Everyone remembers Kermit sitting on a log, playing his banjo, in the middle of a swamp in The Muppet Movie, but did you know that Jim Henson, Kermit’s creator and operator until 1990, was under water for the five days it took to shoot the scene?
According to the Muppet Fan Club he was wedged into a metal tube “under the water, under the log, under the Frog” while hooked up with an air hose, a monitor and a rubber sleeve which allowed him to manipulate the puppet.
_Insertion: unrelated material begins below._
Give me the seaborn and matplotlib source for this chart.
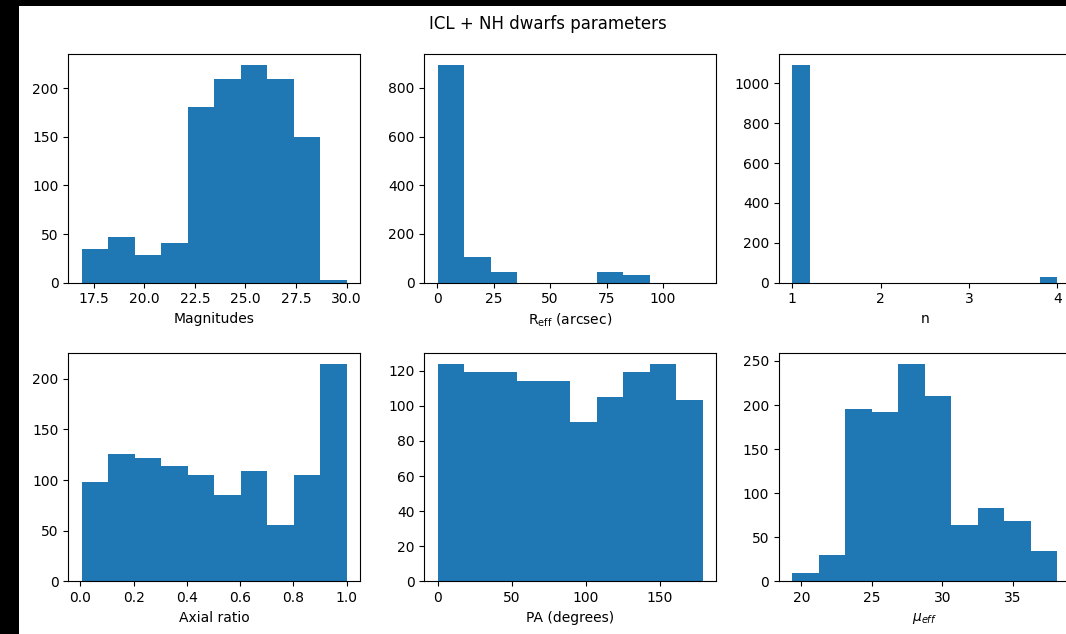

Frank Oz was also submerged for Miss Piggy’s water ballet scene in The Great Muppet Caper. “I was under the water for a week,” he says. “I had three days of scuba training and then down I went.” Finally, almost every Muppet movie features Kermit riding a bicycle. How did they do it in the early days? Director James Frawley jokes, “I put him on a three-wheeler until he got his balance, and then I put him on the two-wheeler.”
In fact, the effect was achieved by intercutting long shots using a Kermit marionette and close-ups with a hand puppet operated by Henson who rode along with the bike on a low-rolling dolly.